* _Problem to solve_
Extract all lines from the data beneath that include the word "matplotlib".

>>>

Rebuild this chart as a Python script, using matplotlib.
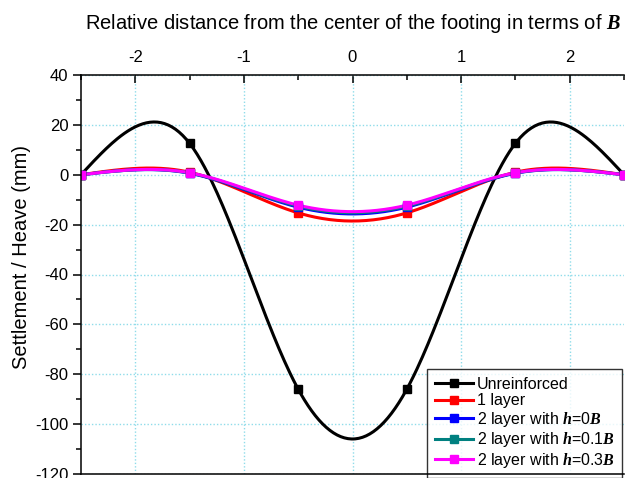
import numpy as np
import matplotlib
matplotlib.use("Agg")
import matplotlib.pyplot as plt
from matplotlib.ticker import MultipleLocator

# Relative distance from footing centre (in terms of B)
distance = [-2.5, -1.5, -0.5, 0.5, 1.5, 2.5]

# Settlement / heave (mm) for each reinforcement case
unreinforced = [0.0, 12.6, -86.0, -86.0, 12.6, 0.0]
one_layer = [0.0, 1.0, -15.3, -15.3, 1.0, 0.0]
two_layer_h0 = [0.0, 0.6, -13.0, -13.0, 0.6, 0.0]
two_layer_h01 = [0.0, 0.7, -12.6, -12.6, 0.7, 0.0]
two_layer_h03 = [0.0, 0.8, -12.2, -12.2, 0.8, 0.0]

series_labels = [
    "Unreinforced",
    "1 layer",
    r"2 layer with $\mathbf{h}$=0$\mathbf{B}$",
    r"2 layer with $\mathbf{h}$=0.1$\mathbf{B}$",
    r"2 layer with $\mathbf{h}$=0.3$\mathbf{B}$",
]
series_colors = ["#000000", "#ff0000", "#0000ff", "#008080", "#ff00ff"]

plt.rcParams["font.family"] = ["Liberation Sans", "DejaVu Sans"]
plt.rcParams["axes.unicode_minus"] = False
plt.rcParams["mathtext.fontset"] = "custom"
plt.rcParams["mathtext.bf"] = "Liberation Serif:bold:italic"
plt.rcParams["mathtext.it"] = "Liberation Serif:bold:italic"
plt.rcParams["mathtext.rm"] = "Liberation Sans"


def natural_spline(x, y, n=300):
    """Smooth natural cubic spline connection through the data points."""
    x = np.asarray(x, float)
    y = np.asarray(y, float)
    k = len(x)
    h = np.diff(x)
    A = np.zeros((k, k))
    b = np.zeros(k)
    A[0, 0] = A[-1, -1] = 1.0
    for i in range(1, k - 1):
        A[i, i - 1] = h[i - 1]
        A[i, i] = 2 * (h[i - 1] + h[i])
        A[i, i + 1] = h[i]
        b[i] = 6 * ((y[i + 1] - y[i]) / h[i] - (y[i] - y[i - 1]) / h[i - 1])
    M = np.linalg.solve(A, b)
    xs = np.linspace(x[0], x[-1], n)
    idx = np.clip(np.searchsorted(x, xs) - 1, 0, k - 2)
    x0, x1 = x[idx], x[idx + 1]
    hh = x1 - x0
    ys = (M[idx] * (x1 - xs) ** 3 / (6 * hh) + M[idx + 1] * (xs - x0) ** 3 / (6 * hh)
          + (y[idx] / hh - M[idx] * hh / 6) * (x1 - xs)
          + (y[idx + 1] / hh - M[idx + 1] * hh / 6) * (xs - x0))
    return xs, ys


fig = plt.figure(figsize=(6.25, 4.78), dpi=100)
ax = fig.add_axes([81 / 625, 1 - 474 / 478, (624 - 81) / 625, (474 - 75) / 478])

all_series = [unreinforced, one_layer, two_layer_h0, two_layer_h01, two_layer_h03]
for vals, lab, col in zip(all_series, series_labels, series_colors):
    xs, ys = natural_spline(distance, vals)
    ax.plot(xs, ys, color=col, lw=2.2, solid_capstyle="round", zorder=3)
    ax.plot(distance, vals, ls="none", marker="s", ms=6, color=col, zorder=4)
    ax.plot([], [], color=col, lw=2.2, marker="s", ms=6, label=lab)

ax.set_xlim(-2.5, 2.5)
ax.set_ylim(-120, 40)

ax.xaxis.set_major_locator(MultipleLocator(1))
ax.xaxis.set_minor_locator(MultipleLocator(0.5))
ax.yaxis.set_major_locator(MultipleLocator(20))
ax.yaxis.set_minor_locator(MultipleLocator(10))

ax.xaxis.tick_top()
ax.xaxis.set_label_position("top")
ax.tick_params(axis="x", which="major", direction="in", length=6, width=1.1,
               labelsize=12, pad=7, top=True, bottom=False)
ax.tick_params(axis="x", which="minor", direction="in", length=3.5, width=1.1,
               top=True, bottom=False)
ax.tick_params(axis="y", which="major", direction="out", length=6, width=1.1,
               labelsize=12, pad=3)
ax.tick_params(axis="y", which="minor", direction="out", length=3.5, width=1.1)
ax.set_xticks([-2, -1, 0, 1, 2])
ax.set_xticklabels(["-2", "-1", "0", "1", "2"])

for side in ("top", "left", "bottom"):
    ax.spines[side].set_linewidth(1.1)
    ax.spines[side].set_zorder(6)
ax.spines["right"].set_visible(False)

ax.grid(True, which="major", color="#8fdcea", ls=(0, (1, 1.5)), lw=1.0)
ax.set_axisbelow(True)

ax.set_xlabel(r"Relative distance from the center of the footing in terms of $\mathbf{B}$",
              fontsize=14.5, labelpad=15)
ax.set_ylabel("Settlement / Heave (mm)", fontsize=14.5)
ax.yaxis.set_label_coords((31 - 81) / 543, (474 - 257) / 399)

leg = ax.legend(loc="lower left", bbox_to_anchor=((427 - 81) / 543, -4 / 399),
                borderaxespad=0, fontsize=11.5, frameon=True, fancybox=False,
                handlelength=2.4, handletextpad=0.2, labelspacing=0.1,
                borderpad=0.5)
leg.get_frame().set_edgecolor("black")
leg.get_frame().set_linewidth(1.0)
leg.set_zorder(5)

fig.savefig("out.png", dpi=100)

<<<

* _The answer_
Rebuild this chart as a Python script, using matplotlib.
import matplotlib
matplotlib.use("Agg")
import matplotlib.pyplot as plt
from matplotlib.ticker import MultipleLocator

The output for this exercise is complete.